Question

An aircraft we will call the "receiver" is approaching a second aircraft in mid-air, which we will call the "tanker", for refueling. The receiver is following the same path as that of the tanker. The tanker is moving at a constant velocity of 500 feet per second, with its position at time t minutes given by s[t]=500t.

At time t = 0 seconds, the receiver is 2000 feet behind the tanker and has velocity 1000 feet per second. At this time, the receiver begins to decelerate at a constant rate, so that its position at time t (along the path of the tanker) is given by:

r[t]=-2000+1000t+1/2 at^2

where the distance is measured in feet, and a is the acceleration (which is negative). This latter function is carefully calculated by the crew so that in a short amount of time the receiver will catch up to the tanker, and at that instant they will match speeds. The receiver will then link up with the tanker and begin refueling.

Observing that both the position and the velocity of the receiver will equal those of the tanker at the time refueling begins, set up a system of equations for a and t (where a is the acceleration of the receiver and t is the time when the two aircraft meet). Solve your system to determine the following:

(a). How long will it take the receiver to catch up to the tanker?
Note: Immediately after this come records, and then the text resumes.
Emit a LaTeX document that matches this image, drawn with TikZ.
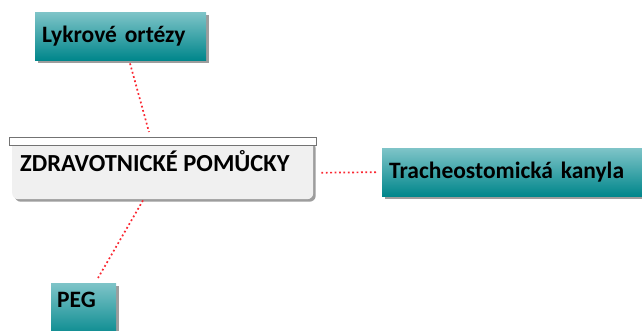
\documentclass[tikz,border=0pt]{standalone}
\usepackage{fontspec}
\setmainfont{Carlito}
\usetikzlibrary{shadows,calc}
\definecolor{tealtop}{RGB}{126,196,200}
\definecolor{tealbot}{RGB}{0,134,139}
\definecolor{hubfill}{RGB}{240,240,240}
\definecolor{linkred}{RGB}{250,40,50}
\tikzset{
  boxshadow/.style={drop shadow={shadow xshift=2.5pt, shadow yshift=-2.5pt, fill=black!55, opacity=0.7}},
  topic/.style={anchor=north west, rectangle, top color=tealtop, bottom color=tealbot,
    inner xsep=7pt, align=left, font=\fontsize{23.5}{26}\selectfont\bfseries, boxshadow},
  topiclabel/.style={anchor=north west, inner sep=0pt, font=\fontsize{23.5}{26}\selectfont\bfseries},
  link/.style={draw=linkred, line width=1.7pt, dash pattern=on 1.8pt off 2.6pt},
}
\begin{document}
\begin{tikzpicture}[x=1pt, y=-1pt]
  \useasboundingbox (0,0) rectangle (642,331);
  % central topic: light body with rounded bottom, white strip on top
  \node[anchor=north west, rectangle, rounded corners=6pt, fill=hubfill,
        minimum width=301pt, minimum height=59pt, boxshadow]
        (hub) at (12,140) {};
  \node[anchor=north west, rectangle, fill=white, draw=black!55, line width=0.8pt,
        minimum width=307pt, minimum height=8pt, inner sep=0pt] (strip) at (9,137) {};
  \node[anchor=west, inner sep=0pt, font=\fontsize{24.5}{27}\selectfont\bfseries]
        (hubtext) at (20,161.5) {ZDRAVOTNICKÉ POMŮCKY};
  % subtopics
  \node[topic, minimum width=171pt, minimum height=48pt, text width=157pt]
        (lyk) at (35,12) {Lykrové ortézy};
  \node[topic, minimum width=270pt, minimum height=48pt, text width=256pt]
        (trach) at (382,148) {Tracheostomická kanyla};
  \node[topic, minimum width=65pt, minimum height=56pt] (peg) at (51,283) {};
  \node[topiclabel] (peglabel) at ([xshift=6pt, yshift=-9pt]peg.north west) {PEG};
  % connectors
  \draw[link] ([xshift=95pt, yshift=-3pt]lyk.south west) -- ([xshift=140pt, yshift=5pt]strip.north west);
  \draw[link] ([xshift=8pt, yshift=-3pt]hub.east) -- ([xshift=-4pt]trach.west);
  \draw[link] ([xshift=131pt, yshift=-1pt]hub.south west) -- ([xshift=47pt, yshift=5pt]peg.north west);
\end{tikzpicture}
\end{document}
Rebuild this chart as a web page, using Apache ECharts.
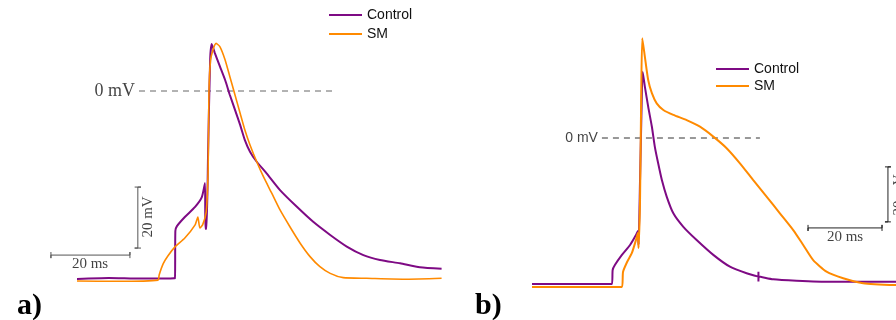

(b). What is the deceleration (negative acceleration) of the receiver?

(c). Draw motion curves (position, velocity, and acceleration curves) for the receiver and the tanker and write a paragraph describing their motions in detail.

(d). Create a graph of the receiver's position and the tanker's position on the same axes. Also, define a function giving the distance between the receiver and tanker, and graph that function as well. Describe what these graphs illustrate.

Answer 1

A,B) Thus it takes 8 seconds to catch up and -62.5 feet per second^2 to deacclerate.

C. For the receiver the position vs time graph is inverted parabolic till t = 8 seconds and then it increases linearly with slope 500 feets per second as both tanker and receiver travel at same velocity of 500 feets per second.

The velocity of receiver decreases from 1000 feets per seconds for 8 seconds and when it reaches near the tanker it then travels with it at the speed of 500 feets per seconds.

The acceleration of the receiver is constant at -62.5 feet per second^2 upto t = 8 seconds and then it becomes zero at it catches up with the tanker.

While the tanker position increases with time linearly with a slop 500 feets per seconds. Thus the velocity is constant and accleration is zero all the time.

D. The position of receiver increases parabolically till t = 8 seconds and then it becomes a asymptote to the position curve of the tanker as both moves with same velocity after that. While the difference in the positions between the two increases from negative to 0, parabolically till t = 8 seconds and the remains constant after that.